Investigating cross-linking of sodium alginate and calcium chloride for use in a microfluidic kit

Background: Standardised microcapsules have many potential medical uses, for example drug delivery, diagnostics and NGS. This project in particular will be looking at encapsulating essential oils to provide antimicrobial properties to materials such as healthcare uses and textiles. A novel smart microfluidic control system (Fluigent, Fr) will be used to standardise the materials, size (95-160μm) and production rate of the microcapsules produced. However, this system recommends oil surfactant to result in a water-in-oil microbead. This project seeks to investigate replacing this oil phase with sodium alginate and a cross-linking agent such as calcium chloride (CaCl2). It is paramount that instantaneous polymerisation causing clogging of the microscopic fluidic chamber does not occur, however still producing strong and reliable gels to be used as an encapsulant. Although this has been achieved in research through using self-made and 3D printed models, there has yet been a standard protocol in which researchers can produce monodispersed beads using their own core materials with the kit. Methods: Testing a range of sodium alginate concentrations from 0.5% - 3% against CaCl2 of 5mM to 20mM using the Luer lock syringe method to determine how many cycles and minutes it takes for a gel to form. The endpoint was when a thicker gel was apparent, but not solid.

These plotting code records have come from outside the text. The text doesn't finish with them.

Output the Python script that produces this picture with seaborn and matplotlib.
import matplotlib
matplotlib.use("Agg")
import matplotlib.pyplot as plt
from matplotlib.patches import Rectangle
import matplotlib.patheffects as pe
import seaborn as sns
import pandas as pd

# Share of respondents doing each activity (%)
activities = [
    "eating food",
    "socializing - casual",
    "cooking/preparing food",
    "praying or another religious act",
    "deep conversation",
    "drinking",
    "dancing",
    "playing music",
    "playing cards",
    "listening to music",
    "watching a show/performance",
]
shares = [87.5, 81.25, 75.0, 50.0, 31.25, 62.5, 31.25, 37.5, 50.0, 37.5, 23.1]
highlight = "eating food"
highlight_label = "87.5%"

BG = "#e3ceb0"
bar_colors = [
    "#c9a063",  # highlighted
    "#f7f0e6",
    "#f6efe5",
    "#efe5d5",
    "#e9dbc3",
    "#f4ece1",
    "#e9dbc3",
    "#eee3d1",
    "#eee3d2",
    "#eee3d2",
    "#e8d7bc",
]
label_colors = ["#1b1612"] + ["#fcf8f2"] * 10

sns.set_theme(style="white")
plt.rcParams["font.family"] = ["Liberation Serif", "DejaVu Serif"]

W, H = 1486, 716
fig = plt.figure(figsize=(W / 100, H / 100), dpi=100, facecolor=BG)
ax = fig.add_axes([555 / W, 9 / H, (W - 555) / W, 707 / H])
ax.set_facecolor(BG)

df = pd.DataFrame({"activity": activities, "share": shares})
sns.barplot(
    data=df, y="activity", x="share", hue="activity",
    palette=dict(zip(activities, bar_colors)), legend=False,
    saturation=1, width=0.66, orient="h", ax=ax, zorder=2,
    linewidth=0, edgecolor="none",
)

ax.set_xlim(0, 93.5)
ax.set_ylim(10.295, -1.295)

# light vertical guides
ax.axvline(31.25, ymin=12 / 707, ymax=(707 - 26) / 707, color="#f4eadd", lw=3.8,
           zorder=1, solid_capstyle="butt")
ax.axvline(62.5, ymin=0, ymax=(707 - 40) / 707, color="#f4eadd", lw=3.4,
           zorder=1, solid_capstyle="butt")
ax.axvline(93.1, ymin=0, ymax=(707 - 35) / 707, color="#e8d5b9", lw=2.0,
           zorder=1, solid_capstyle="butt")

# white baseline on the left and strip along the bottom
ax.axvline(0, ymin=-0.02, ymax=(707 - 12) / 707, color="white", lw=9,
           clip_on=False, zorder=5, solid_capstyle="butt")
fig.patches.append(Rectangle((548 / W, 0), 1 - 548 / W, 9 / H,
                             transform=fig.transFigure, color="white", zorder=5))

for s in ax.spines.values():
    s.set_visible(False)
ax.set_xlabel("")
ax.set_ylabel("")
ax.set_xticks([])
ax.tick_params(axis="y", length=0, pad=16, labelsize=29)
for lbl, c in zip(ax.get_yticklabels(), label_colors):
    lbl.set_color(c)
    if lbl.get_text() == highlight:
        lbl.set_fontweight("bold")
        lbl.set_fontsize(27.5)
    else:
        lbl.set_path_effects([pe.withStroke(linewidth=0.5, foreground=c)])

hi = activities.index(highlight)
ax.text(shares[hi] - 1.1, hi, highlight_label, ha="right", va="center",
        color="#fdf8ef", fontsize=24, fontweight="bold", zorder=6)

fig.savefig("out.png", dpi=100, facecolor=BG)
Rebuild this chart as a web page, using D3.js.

Results: It was found that CaCl2 in concentrations of 15mM or lower prolonged the gelation of sodium alginate concentrations of 1 – 1.5% to around 3 – 8 minutes. Further investigation using a range of ratios with these concentrations is currently underway.
Conclusions: This study can provide a set of cross-linking timings ranging from seconds to minutes, making it possible to use in a microfluidic kit without setting and blocking the system.